La France et l’Italie accordent le droit de vote aux femmes au sortir de la Seconde Guerre mondiale. Pourquoi la Suisse ne leur emboîte-t-elle pas le pas?
La Suisse a été largement épargnée par le conflit: le pays n’a pratiquement pas de dette de guerre, il ne s’est pas battu, sa puissance de production est intacte. Le pays est richissime. De plus, le fait que la Suisse n’ait pas été envahie est considéré comme le signe d’une démocratie solide. Autant de raisons d’en déduire que le modèle helvétique touche à la perfection. Ce sera un élément supplémentaire qui jouera en la défaveur des femmes.

Les Suissesses auraient-elles pu se mobiliser davantage?
Il y a eu certes des mauvaises langues pour dire que si les femmes suisses avaient obtenu le droit de vote si tard, c’est qu’elles ne s’étaient pas battues. C’est totalement faux. Les Suissesses se mobilisent dès la fin du XIXe siècle. Comme elles essuient des refus, elles adoptent un mode d’action plus véhément. Cette attitude leur sera reprochée comme apportant la preuve de leur immaturité politique. Enfermées dans cette logique pendant de nombreuses années, les Suissesses devront attendre que leur mode de revendication militant soit considéré comme acceptable. Les mouvements de contestation de Mai 68 apporteront cette légitimité.
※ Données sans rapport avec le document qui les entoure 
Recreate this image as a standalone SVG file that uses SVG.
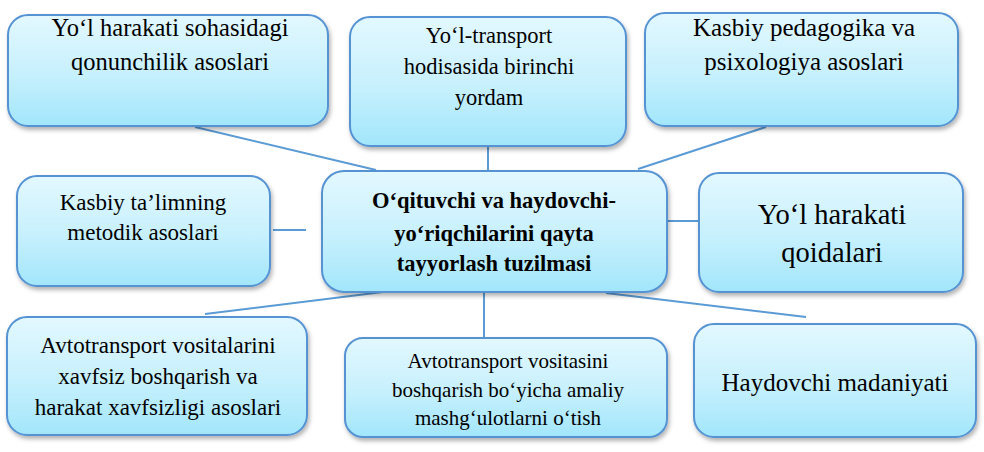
<svg xmlns="http://www.w3.org/2000/svg" width="984" height="452" viewBox="0 0 984 452">
<defs>
<linearGradient id="g" x1="0" y1="0" x2="0" y2="1">
<stop offset="0" stop-color="#E3F8FF"/>
<stop offset="0.55" stop-color="#C6F0FD"/>
<stop offset="1" stop-color="#A2E6FB"/>
</linearGradient>
<filter id="sh" x="-10%" y="-10%" width="120%" height="130%">
<feDropShadow dx="1.5" dy="3" stdDeviation="2" flood-color="#000" flood-opacity="0.3"/>
</filter>
</defs>
<style>
.box{fill:url(#g);stroke:#5593D3;stroke-width:2;filter:url(#sh)}
.c{stroke:#5B9BD5;stroke-width:2;fill:none}
</style>
<rect width="984" height="452" fill="#fff"/>
<g id="connectors">
<line class="c" x1="195" y1="127" x2="376" y2="170"/>
<line class="c" x1="488" y1="146" x2="488" y2="170"/>
<line class="c" x1="638" y1="169" x2="766" y2="127"/>
<line class="c" x1="273" y1="230" x2="306" y2="230"/>
<line class="c" x1="667" y1="221" x2="698" y2="221"/>
<line class="c" x1="407" y1="289" x2="205" y2="314"/>
<line class="c" x1="484" y1="292" x2="484" y2="338"/>
<line class="c" x1="606" y1="293" x2="806" y2="317"/>
</g>
<g id="n1">
<rect class="box" x="8" y="15" width="320" height="111" rx="20"/>
<text x="170" y="36" style="font-family:'Liberation Serif',serif;font-size:24.5px" text-anchor="middle">Yo‘l harakati sohasidagi</text>
<text x="170" y="70" style="font-family:'Liberation Serif',serif;font-size:24.5px" text-anchor="middle">qonunchilik asoslari</text>
</g>
<g id="n2">
<rect class="box" x="350" y="17" width="276" height="129" rx="20"/>
<text x="489" y="43" style="font-family:'Liberation Serif',serif;font-size:22.5px" text-anchor="middle">Yo‘l-transport</text>
<text x="489" y="74" style="font-family:'Liberation Serif',serif;font-size:22.5px" text-anchor="middle">hodisasida birinchi</text>
<text x="489" y="105" style="font-family:'Liberation Serif',serif;font-size:22.5px" text-anchor="middle">yordam</text>
</g>
<g id="n3">
<rect class="box" x="645" y="13" width="313" height="113" rx="20"/>
<text x="804" y="36" style="font-family:'Liberation Serif',serif;font-size:25px" text-anchor="middle">Kasbiy pedagogika va</text>
<text x="804" y="70" style="font-family:'Liberation Serif',serif;font-size:25px" text-anchor="middle">psixologiya asoslari</text>
</g>
<g id="n4">
<rect class="box" x="17" y="176" width="253" height="110" rx="20"/>
<text x="143" y="210" style="font-family:'Liberation Serif',serif;font-size:23px" text-anchor="middle">Kasbiy ta’limning</text>
<text x="143" y="240" style="font-family:'Liberation Serif',serif;font-size:23px" text-anchor="middle">metodik asoslari</text>
</g>
<g id="n5">
<rect class="box" x="322" y="171" width="345" height="121" rx="22"/>
<text x="494" y="208" style="font-family:'Liberation Serif',serif;font-size:22.5px;font-weight:bold" text-anchor="middle">O‘qituvchi va haydovchi-</text>
<text x="494" y="241" style="font-family:'Liberation Serif',serif;font-size:22.5px;font-weight:bold" text-anchor="middle">yo‘riqchilarini qayta</text>
<text x="494" y="271" style="font-family:'Liberation Serif',serif;font-size:22.5px;font-weight:bold" text-anchor="middle">tayyorlash tuzilmasi</text>
</g>
<g id="n6">
<rect class="box" x="699" y="173" width="264" height="119" rx="20"/>
<text x="832" y="224" style="font-family:'Liberation Serif',serif;font-size:28.5px" text-anchor="middle">Yo‘l harakati</text>
<text x="832" y="262" style="font-family:'Liberation Serif',serif;font-size:28.5px" text-anchor="middle">qoidalari</text>
</g>
<g id="n7">
<rect class="box" x="7" y="317" width="300" height="118" rx="20"/>
<text x="158" y="353" style="font-family:'Liberation Serif',serif;font-size:23px" text-anchor="middle">Avtotransport vositalarini</text>
<text x="158" y="384" style="font-family:'Liberation Serif',serif;font-size:23px" text-anchor="middle">xavfsiz boshqarish va</text>
<text x="158" y="415" style="font-family:'Liberation Serif',serif;font-size:23px" text-anchor="middle">harakat xavfsizligi asoslari</text>
</g>
<g id="n8">
<rect class="box" x="345" y="338" width="322" height="99" rx="18"/>
<text x="508" y="368" style="font-family:'Liberation Serif',serif;font-size:21px" text-anchor="middle">Avtotransport vositasini</text>
<text x="508" y="397" style="font-family:'Liberation Serif',serif;font-size:21px" text-anchor="middle">boshqarish bo‘yicha amaliy</text>
<text x="508" y="425" style="font-family:'Liberation Serif',serif;font-size:21px" text-anchor="middle">mashg‘ulotlarni o‘tish</text>
</g>
<g id="n9">
<rect class="box" x="694" y="324" width="282" height="113" rx="20"/>
<text x="835" y="391" style="font-family:'Liberation Serif',serif;font-size:25px" text-anchor="middle">Haydovchi madaniyati</text>
</g>
</svg>
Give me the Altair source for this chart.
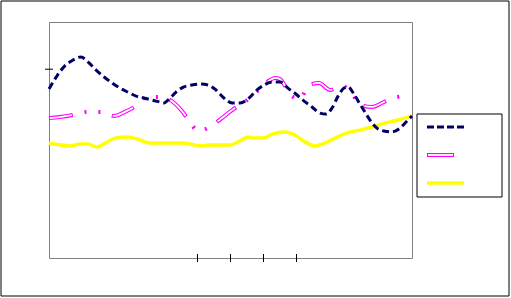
import altair as alt
import pandas as pd

# ---- data (x in 0..110, y in 0..100) ----
navy_x = [0, 2.4, 4.8, 7.3, 9.7, 11.8, 14.2, 16.7, 19.1, 21.5, 23.9, 26.4, 28.8, 31.2, 33.6,
          34.8, 36.7, 38.5, 40.9, 43.3, 45.8, 48.2, 50.6, 53.0, 55.5, 57.9, 60.3, 62.7, 65.2,
          67.6, 70.0, 72.4, 74.8, 77.3, 79.7, 82.1, 83.9, 85.8, 87.6, 89.4, 90.6, 92.4, 94.2,
          96.1, 97.9, 99.7, 101.5, 103.9, 106.4, 108.2, 110]
navy_y = [71.6, 77.1, 81.4, 83.9, 85.2, 83.1, 79.7, 76.7, 74.2, 72.0, 70.3, 68.6, 67.8, 66.9, 66.1,
          65.7, 67.8, 70.3, 72.5, 73.3, 73.7, 73.3, 71.2, 67.8, 65.7, 65.7, 67.4, 70.8, 73.3,
          74.6, 74.6, 72.0, 69.5, 66.5, 64.0, 61.4, 61.0, 63.6, 68.6, 72.0, 72.5, 69.5, 65.3,
          61.0, 57.2, 54.7, 53.8, 53.4, 55.1, 57.6, 60.2]

pink_x = [0, 3.3, 7.3, 11.5, 15.8, 19.7, 23.0, 26.7, 29.4, 33.6, 37.6, 40.3, 42.7, 45.2, 49.1,
          52.4, 55.5, 58.5, 61.5, 64.8, 67.0, 68.5, 70.0, 71.5, 73.0, 76.1, 78.5, 81.8, 85.2,
          88.8, 91.8, 94.2, 97.9, 101.5, 105.2, 109.4]
pink_y = [59.3, 59.7, 60.6, 61.9, 61.9, 60.2, 61.9, 64.8, 68.2, 68.2, 66.1, 62.3, 57.6, 53.8, 55.9,
          59.3, 62.7, 65.3, 68.6, 72.9, 75.4, 76.3, 75.8, 72.9, 69.1, 67.4, 72.9, 74.2, 71.2,
          72.9, 69.9, 64.8, 64.0, 66.1, 68.2, 68.6]

yel_x = [0, 3.3, 6.4, 9.4, 11.8, 14.5, 17.0, 20.0, 23.9, 27.6, 30.6, 35.2, 39.7, 42.7, 45.8,
         48.8, 51.8, 54.8, 57.9, 60.3, 62.7, 64.8, 67.6, 71.5, 74.5, 77.6, 80.6, 83.6, 86.7,
         90.3, 94.2, 97.9, 101.8, 105.8, 110]
yel_y = [48.7, 47.9, 47.5, 48.3, 48.3, 47.0, 48.7, 50.8, 51.3, 50.0, 48.7, 48.7, 48.7, 48.3, 47.5,
         47.9, 47.9, 47.9, 49.6, 51.3, 50.8, 50.8, 52.5, 53.4, 52.1, 49.2, 47.5, 48.7, 50.8,
         53.0, 54.2, 55.5, 57.2, 58.5, 60.2]

x_ticks = [45, 55, 65, 75]
y_ticks = [80]

NAVY = "#000066"
PINK = "#FF00FF"
YELLOW = "#FFFF00"

navy_df = pd.DataFrame({"x": navy_x, "y": navy_y})
pink_df = pd.DataFrame({"x": pink_x, "y": pink_y})
yel_df = pd.DataFrame({"x": yel_x, "y": yel_y})

xs = alt.Scale(domain=[0, 110], nice=False, zero=False)
ys = alt.Scale(domain=[0, 100], nice=False, zero=False)
noax = alt.Axis(labels=False, ticks=False, grid=False, title=None, domainColor="black")

X = alt.X("x:Q", scale=xs, axis=noax)
Y = alt.Y("y:Q", scale=ys, axis=noax)

yellow = alt.Chart(yel_df).mark_line(color=YELLOW, strokeWidth=3.5, interpolate="monotone").encode(x=X, y=Y)
pink_outer = alt.Chart(pink_df).mark_line(
    color=PINK, strokeWidth=4, interpolate="monotone",
    strokeDash=[24, 12, 2, 12, 2, 12], strokeCap="butt").encode(x=X, y=Y)
pink_inner = alt.Chart(pink_df).mark_line(
    color="white", strokeWidth=1.8, interpolate="monotone",
    strokeDash=[22, 42], strokeDashOffset=63, strokeCap="butt").encode(x=X, y=Y)
navy = alt.Chart(navy_df).mark_line(
    color=NAVY, strokeWidth=3, interpolate="monotone",
    strokeDash=[7, 4], strokeCap="butt").encode(x=X, y=Y)

xt = alt.Chart(pd.DataFrame({"t": x_ticks})).mark_rule(color="black", strokeWidth=1).encode(
    x=alt.X("t:Q", scale=xs, axis=None), y=alt.value(232), y2=alt.value(240))
yt = alt.Chart(pd.DataFrame({"t": y_ticks})).mark_rule(color="black", strokeWidth=1).encode(
    y=alt.Y("t:Q", scale=ys, axis=None), x=alt.value(-4), x2=alt.value(4))

one = alt.Data(values=[{"a": 1}])
outer = alt.Chart(one).mark_rect(fill=None, stroke="black", strokeWidth=1).encode(
    x=alt.value(-48), x2=alt.value(460), y=alt.value(-21), y2=alt.value(274))
leg_box = alt.Chart(one).mark_rect(fill="white", stroke="black", strokeWidth=1).encode(
    x=alt.value(368), x2=alt.value(453), y=alt.value(92), y2=alt.value(175))
leg_navy = alt.Chart(one).mark_rule(color=NAVY, strokeWidth=3, strokeDash=[7, 3], strokeCap="butt").encode(
    x=alt.value(378), x2=alt.value(415), y=alt.value(105))
leg_pink_o = alt.Chart(one).mark_rule(color=PINK, strokeWidth=4, strokeCap="butt").encode(
    x=alt.value(378), x2=alt.value(405), y=alt.value(133))
leg_pink_i = alt.Chart(one).mark_rule(color="white", strokeWidth=1.8, strokeCap="butt").encode(
    x=alt.value(379), x2=alt.value(404), y=alt.value(133))
leg_yel = alt.Chart(one).mark_rule(color=YELLOW, strokeWidth=3.5, strokeCap="butt").encode(
    x=alt.value(378), x2=alt.value(415), y=alt.value(161))

chart = alt.layer(
    outer, yellow, pink_outer, pink_inner, navy, xt, yt,
    leg_box, leg_navy, leg_pink_o, leg_pink_i, leg_yel
).properties(
    width=363, height=236,
    autosize=alt.AutoSizeParams(type="none"),
    padding={"left": 49, "top": 22, "right": 99, "bottom": 40},
    background="white",
).configure_view(stroke="#808080", strokeWidth=1)

chart.save("out.html", embed_options={"renderer": "svg", "actions": False})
Soumis au vote populaire, le suffrage féminin est rejeté par 67% des votants en 1959 avant d’être accepté par une proportion quasi exactement inverse (65,7%) en 1971. Que s’est-il passé entre ces deux votations?
Les changements qui sont intervenus dans l’ensemble du monde occidental dans les années 1960 vont peser de tout leur poids dans le résultat du vote. Par contre, les raisons qui incitent le gouvernement à proposer à nouveau l’objet aux citoyens sont totalement intéressées et ont trait à l’image et au statut du pays sur la scène internationale. À la fin des années 1960, la Suisse veut en effet signer la Convention européenne des droits de l’homme, or celle-ci prévoit le suffrage féminin. À cela s’ajoute, en juin 1970, le refus de justesse de l’initiative Schwarzenbach qui vise à limiter le nombre d’étrangers sur le sol helvétique. Le résultat du vote est considéré en Suisse et à l’étranger comme la preuve même de la xénophobie et de l’arriération des Suisses. Il devient impératif de contrebalancer cette image négative et le Conseil fédéral soumet à nouveau le suffrage féminin au vote, avec beaucoup plus de conviction qu’en 1959.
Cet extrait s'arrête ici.